There are many reasons to take the ferry to Oslo (a day out in one of Europe’s most beautiful capital cities, two nights of passion in touch with the rhythmic movements of the sea, a buffet crawling with fresh seafood that will never run out, and a means of escape from the Danish tax authorities), but few are more enjoyable than getting on board the Rock Cruise, a (normally) Friday night concert at which the sea will sway you in one direction and the music will knock you right back in the other.

Now in its seventh year, the Rock Cruise season offers several concerts, from late spring to early autumn, two nights on board and seven hours to spend, however you wish, in Oslo. 

While the next one is sold out – Kim Larsen on Monday August 6; check internet forums for tickets (998kr) – the concert featuring lyrical rockers Ulige Numre on September 14 is not.

But of course, the rock cruise is only a small element of the trip, as I and fellow journalist Mike Hofman discovered when we made met up at the Copenhagen ferry terminal to get on board and watch up-and-coming band Reptile Youth. Let’s just say that we hadn’t bargained on what we encountered in the queue.

Because the eager, somewhat pushy, baby carriage-shoving crowd boarding the ferry weren’t what you’d call your typical head-banging, stage-diving, binge drinking audience. It left me with an ambivalent feeling. What is this precisely? I know rock enjoyed its hey day in the 1980s, but did it still attract the same crowd?

Most of the passengers seem to be either middle-aged or parents with toddlers and the occasional moody teenager. You have to look long to spot a person wearing less than four different colours, not to mention a pair of skinnies or Raybans. But it doesn’t discourage and we settle into the mission to find the missing link over a few deck-side drinks at one of the boat’s bars. The ferry hasn’t left the harbour yet, but nothing was going to dissuade us from our first port of call.

As the ferry leaves, the deck fills up as others come out to enjoy the sun and the view with a cold beer or a fruit cup. Rock or not, the mood is good. And when the sun goes down, the ferry is packed with places to pass the time – in case your cabin should trigger your inner claustrophobe – including lots of bars, restaurants, clubs, a tax-free shop, casino and a pool.

On our first night, we dine at the 7 Seas dinner buffet, which has more or less everything your stomach could desire. You eat as much as you can – who doesn’t at this kind of place – but there’s a time limit to your reservation so this is not the place to engage in long time-consuming conversations, or at least not if you want to have time for the dessert table.

The couple dining next to us –  who have been on the ferry more than 50 times and therefore know their way around – tell us that we can get ice cream (instead of, or in addition to, the grown ups’ cheese and fancy cakes) from the kids’ area.
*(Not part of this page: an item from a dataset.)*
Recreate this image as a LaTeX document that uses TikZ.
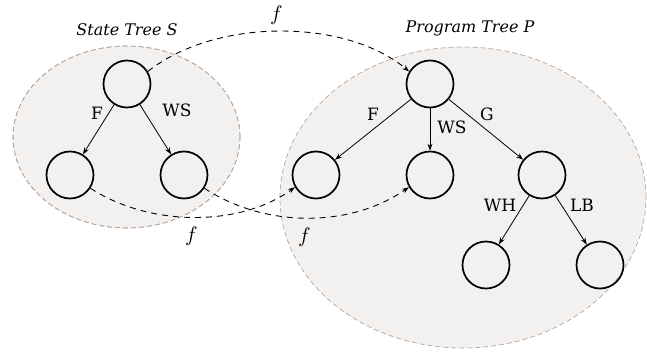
\documentclass[tikz,border=0pt]{standalone}
\usepackage{fontspec}
\setmainfont{DejaVu Serif}
\usepackage{unicode-math}
\setmathfont{Latin Modern Math}
\usetikzlibrary{arrows.meta}
\definecolor{blobfill}{RGB}{243,241,239}
\definecolor{blobline}{RGB}{185,165,150}
\begin{document}
\begin{tikzpicture}[x=1pt,y=-1pt,
  every node/.style={font=\fontsize{16}{19}\selectfont},
  blob/.style={draw=blobline,fill=blobfill,line width=0.7pt,dash pattern=on 5pt off 3pt},
  tn/.style={draw,circle,minimum size=47pt,inner sep=0pt,line width=1.7pt},
  edge/.style={-{Stealth[length=7pt,width=5pt]},line width=0.8pt},
  map/.style={-{Stealth[length=7pt,width=5pt]},line width=0.9pt,dash pattern=on 6pt off 5pt},
  lbl/.style={inner sep=0pt,font=\fontsize{17}{20}\selectfont},
  flbl/.style={inner sep=0pt,font=\fontsize{21}{24}\selectfont}]
\useasboundingbox (0,0) rectangle (647,353);
\fill[blob] (126.5,137) ellipse [x radius=113.5pt, y radius=91pt];
\fill[blob] (463,197.5) ellipse [x radius=183pt, y radius=150.5pt];
\draw[blob,fill=none] (126.5,137) ellipse [x radius=113.5pt, y radius=91pt];
% titles
\node (ts) at (127,30) {\itshape State Tree S};
\node (tp) at (470,28) {\itshape Program Tree P};
% state tree
\node[tn] (s0) at (127,84) {};
\node[tn] (s1) at (70,175) {};
\node[tn] (s2) at (184,175) {};
\draw[edge] (s0) -- (s1);
\draw[edge] (s0) -- (s2);
\node[lbl] (ls1) at (97,113) {F};
\node[lbl] (ls2) at (177,110) {WS};
% program tree
\node[tn] (p0) at (430,84) {};
\node[tn] (p1) at (316,175) {};
\node[tn] (p2) at (430,175) {};
\node[tn] (p3) at (542,175) {};
\node[tn] (p4) at (486,265) {};
\node[tn] (p5) at (600,265) {};
\draw[edge] (p0) -- (p1);
\draw[edge] (p0) -- (p2);
\draw[edge] (p0) -- (p3);
\draw[edge] (p3) -- (p4);
\draw[edge] (p3) -- (p5);
\node[lbl] (lp1) at (373,114) {F};
\node[lbl] (lp2) at (452,127) {WS};
\node[lbl] (lp3) at (487,114) {G};
\node[lbl] (lp4) at (500,205) {WH};
\node[lbl] (lp5) at (582,205) {LB};
% mappings
\draw[map] (s0.31) .. controls (215,18) and (345,18) .. (p0.149);
\draw[map] (s1.-33) .. controls (150,227) and (240,227) .. (p1.-150);
\draw[map] (s2.-33) .. controls (265,228) and (350,228) .. (p2.-150);
\node[flbl] (f0) at (277,15) {$f$};
\node[flbl] (f1) at (192,236) {$f$};
\node[flbl] (f2) at (305,237) {$f$};
\end{tikzpicture}
\end{document}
And it’s while we’re struggling with the soft ice cream machine that the missing link finally enters the room: the band Reptile Youth. Not that they notice, but it’s not the best of first impressions on the band we want to interview later.

They’re a Danish post-pop/punk band who were originally a duo called Reptile and Retard (before they had ever worked with an adult, presumably) consisting of singer Mads Damsgaard Kristiansen and bass player Esben Valløe. They unsurprisingly changed their name and added drummer Emil Vissing Christiensen and guitarist Mads Bergland.  They head for the buffet, while we finish our ice creams and get ready for the concert.

The Heaven 11 club is the venue and it isn’t big! Straightaway, the band creates a vibe to whisk you away on a journey within a cruise – so much so that you forget you’re on a boat, and that’s pretty extraordinary. 

The lead singer jumps around and climbs the handrails – more than enough bravado to rock this boat. Unfortunately though, the concert has to end, but the night has only begun and when the band manager asks: “Do you know Mads?”, the prompt and obvious response is “Yes!”, and we continue partying in the great company of the band. Adventures ensue and we partake in a few drinks, and even some games, and are treated to a spontaneous concert together with the house band in the Columbus Nightclub.

Fortunately for this reviewer, Mike got the short straw: the return journey. Let’s just say he’s a gentleman, in every possible way, and made his decision when he saw what state I was in on Saturday morning. Besides he’s younger than me and has the kind of stamina that few of us are still blessed with once we hit our mid-20s.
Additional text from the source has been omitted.